Och Heden – 27 maart 2023

Bukken ging vanzelf en ook dat ik me daarbij afvroeg wat ik zou doen als het een drol zou blijken te zijn, daar in berm. Het antwoord wist ik ook al: wat het ook was, ik zou hem oprapen, die glanzend bruine knol. Een vergeten kastanje, dat had het ook kunnen zijn; daar had ie wel iets van weg. Maar op dat moment zelf heb ik daar niet aan gedacht, wel aan de mogelijkheid van een stevig hondenkeuteltje.
Het ging er natuurlijk juist om dat je niet meteen kon zien wat daar lag. Vandaar dat bukken. De situatie vroeg om nadere inspectie.
Voor die berm moeten we wel naar het Drentse Ruinen. Daar woont mijn zus. Meestal zet ik bij een bezoek mijn auto bij haar op de oprit – zij noemt dat de dam – maar daar stond de auto van mijn neef. Daarom parkeerde ik de mijne 50 meter verderop, aan de overkant, en dat was maar goed ook; anders had ik dat dingetje niet gezien.

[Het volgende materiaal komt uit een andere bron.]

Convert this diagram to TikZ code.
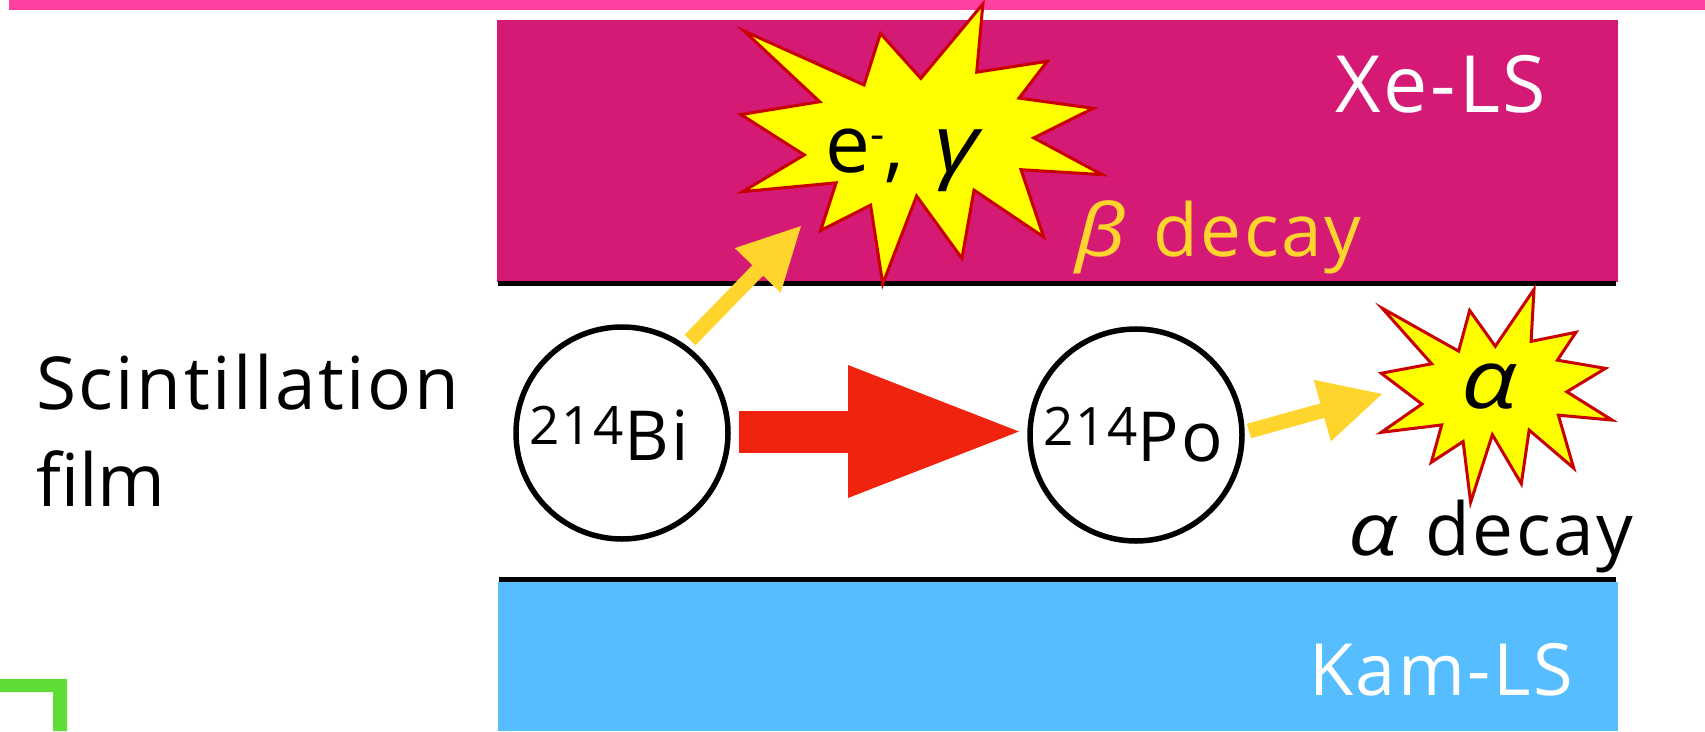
\documentclass[tikz,border=0pt]{standalone}
\usepackage{fontspec}
\setmainfont[LetterSpace=3.4]{Open Sans}
\newfontfamily\grk{Open Sans}
\newfontfamily\plain{Open Sans}
\usetikzlibrary{arrows.meta}
\definecolor{pinkbar}{RGB}{255,64,160}
\definecolor{xels}{RGB}{212,26,116}
\definecolor{kamls}{RGB}{86,189,255}
\definecolor{greenbar}{RGB}{96,220,54}
\definecolor{arrowy}{RGB}{255,212,45}
\definecolor{arrowr}{RGB}{240,36,14}
\definecolor{burstline}{RGB}{200,0,0}
\definecolor{burstfill}{RGB}{255,255,0}
\newcommand{\grkit}[1]{\scalebox{1.2}[1]{\grk\itshape #1}}
\newcommand{\nuclabel}[2]{\raisebox{16pt}{\fontsize{53}{53}\selectfont #1}#2}
\tikzset{
  nucleus/.style={circle,draw=black,fill=white,line width=5.5pt,minimum size=212pt,inner sep=0pt,font=\fontsize{69}{69}\selectfont},
  burst/.style={draw=burstline,fill=burstfill,line width=3pt,miter limit=20},
  lab/.style={inner sep=0pt,font=\fontsize{73}{73}\selectfont},
  yarrow/.style={draw=arrowy,line width=15pt,-{Triangle[length=62pt,width=64pt,line width=0pt]}},
  rarrow/.style={draw=arrowr,line width=42pt,-{Triangle[length=171pt,width=133pt,line width=0pt]}},
}
\begin{document}
\begin{tikzpicture}[x=1pt,y=-1pt]
\useasboundingbox (0,0) rectangle (1705,731);
\fill[pinkbar] (9,0) rectangle (1705,10);
\fill[greenbar] (0,679) -- (67,679) -- (67,731) -- (53,731) -- (53,692) -- (0,692) -- cycle;
\fill[xels] (497,20) rectangle (1618,282);
\fill[kamls] (498,582) rectangle (1618,731);
\draw[black,line width=5pt] (498,283) -- (1616,283);
\draw[black,line width=5pt] (499,579) -- (1616,579);
\node[lab,text=white,anchor=base,font=\fontsize{79}{79}\selectfont] (xe) at (1441,112) {Xe-LS};
\node[lab,text=white,anchor=base,font=\fontsize{72}{72}\selectfont] (kam) at (1441,695) {Kam-LS};
\node[lab,anchor=base west] (sc1) at (36,409) {Scintillation};
\node[lab,anchor=base west] (sc2) at (36,506) {\plain film};
\node[nucleus] (bi) at (622,433) {\nuclabel{214}{Bi}\rule{26pt}{0pt}};
\node[nucleus] (po) at (1136,435) {\nuclabel{214}{Po}\rule{5pt}{0pt}};
\path[burst,scale around={0.985:(910,150)}] (741.7,29.3) -- (863.3,84) -- (880,31.7) -- (921,77.3) -- (984,1.7) -- (977.7,71) -- (1049.3,60) -- (1020.7,97.3) -- (1096,107.7) -- (1035.7,137.7) -- (1105,175) -- (1022.7,170) -- (1045.7,238.3) -- (975,190.7) -- (962.7,260) -- (916.7,196.7) -- (882.3,286) -- (870,206) -- (819.3,231.7) -- (835,183.3) -- (740,192.3) -- (802.7,155) -- (738.3,114) -- (818.3,101) -- cycle;
\path[burst,scale around={0.975:(1495,395)}] (1379.3,306) -- (1457.7,350) -- (1469,308.3) -- (1495.3,345) -- (1535,286.7) -- (1532,340) -- (1578,330.7) -- (1559,359.3) -- (1608.3,367.7) -- (1568.7,391.7) -- (1615,420.7) -- (1560,415.7) -- (1575.7,470) -- (1530,431) -- (1522,486) -- (1492.3,435.7) -- (1470,505) -- (1462.3,442.7) -- (1429.7,464) -- (1440.3,425.7) -- (1378.3,433.3) -- (1420,404.3) -- (1378.3,372.7) -- (1430,363) -- cycle;
\node[lab,anchor=base west,font=\fontsize{80}{80}\selectfont] (em) at (825,172) {e\raisebox{23pt}{\fontsize{44}{44}\selectfont -},\hspace{31pt}\grkit{γ}};
\node[lab,anchor=base,font=\fontsize{82}{82}\selectfont] (al) at (1489,408) {\grkit{α}};
\node[lab,text=arrowy,anchor=base west] (bd) at (1075,256) {\grkit{β}\hspace{6pt} decay};
\node[lab,anchor=base west] (ad) at (1348,555) {\grkit{α}\hspace{6pt} decay};
\coordinate (a1s) at (690,340);
\coordinate (a1e) at (801,226);
\coordinate (a2s) at (1249,431);
\coordinate (a2e) at (1382,394);
\coordinate (rs) at (739,431.5);
\coordinate (re) at (1019,431.5);
\draw[yarrow] (a1s) -- (a1e);
\draw[yarrow] (a2s) -- (a2e);
\draw[rarrow] (rs) -- (re);
\end{tikzpicture}
\end{document}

Nadere bestudering maakt duidelijk dat we het hier hebben over een doorleefd en daarom verroest brok ijzer, gedeeltelijk verpakt in modder die ik er vrij makkelijk van af kon breken. De glans kwam van de regen die juist opgehouden was, al heeft dat niet lang geduurd.

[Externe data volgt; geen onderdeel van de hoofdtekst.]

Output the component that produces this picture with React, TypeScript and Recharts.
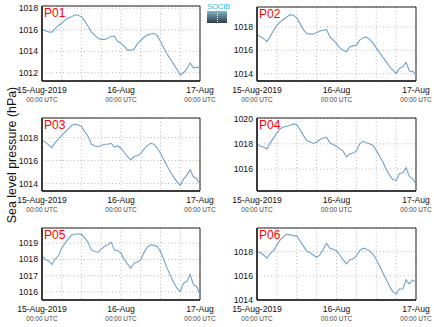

‘Ik heb een dingetje gevonden in de zandbak op het plein. Ik heb nog nooit zo’n dingetje gezien als dit,’ zong een liedje van Sesamstraat door mijn hoofd. ‘Zou dit een drasem, of droesem zijn?’
Zonder modder werd het een moer met inkepingen, waar nog het laatste stukje van een ijzeren stang door stak. Die was blijkbaar strak achter de moer fraai, maar mogelijk ook noodlottig, afgebroken. Dat was wel sneu, want de boel zat zo mooi in elkaar: door de moer stak dus het laatste restje van wat ooit een stang was. Daar was een gat doorheen geboord en daar was weer een stevige splitpen doorheen geslagen die precies in twee tegenover elkaar liggende inkepingen past. De uiteinden van de pen waren met een tang omgeslagen. De moer had geen kant meer uit gekund. De boel was optimaal gezekerd. Ik had een brok metaal in handen dat eenvoud, efficiëntie, helderheid en zichtbaarheid verenigde. Dikwijls het terrein waar kunst begint, de eenheid van het goede, het schone en het ware. Zoiets. Het moet het uiteinde van een as geweest zijn.
Het is alleen zo sneu dat al dit schoons niet heeft kunnen verhinderen dat de ijzeren stang van de as is afgebroken. Al die schoonheid en al dat vernuft waarvan dit klompje ijzer blijk gaf werd door een aanval vanuit een onverwachte hoek volledig getorpedeerd.
Ik stopte het geval in mijn zak. En dat was het. Vandaag kwam ik het weer tegen en ik heb ook even opgezocht hoe zo’n moer heet. Dat heet een kroonmoer. Dat vind ik wel een geschikte naam voor zo’n mooi stukje ijzer. Die geeft de moer statuur én je hebt meteen een goed beeld van die moer.
Hij krijgt een plaatsje op mijn bureau, bij de schelp waarvan ik niet meer weet waar ik die vond en de stenen waarvan ik dat ook vergeten ben. En de verzilverde Nieuwe Kerk van Den Haag die ik ooit van tante Trees kreeg. Dat weet ik nou weer wel.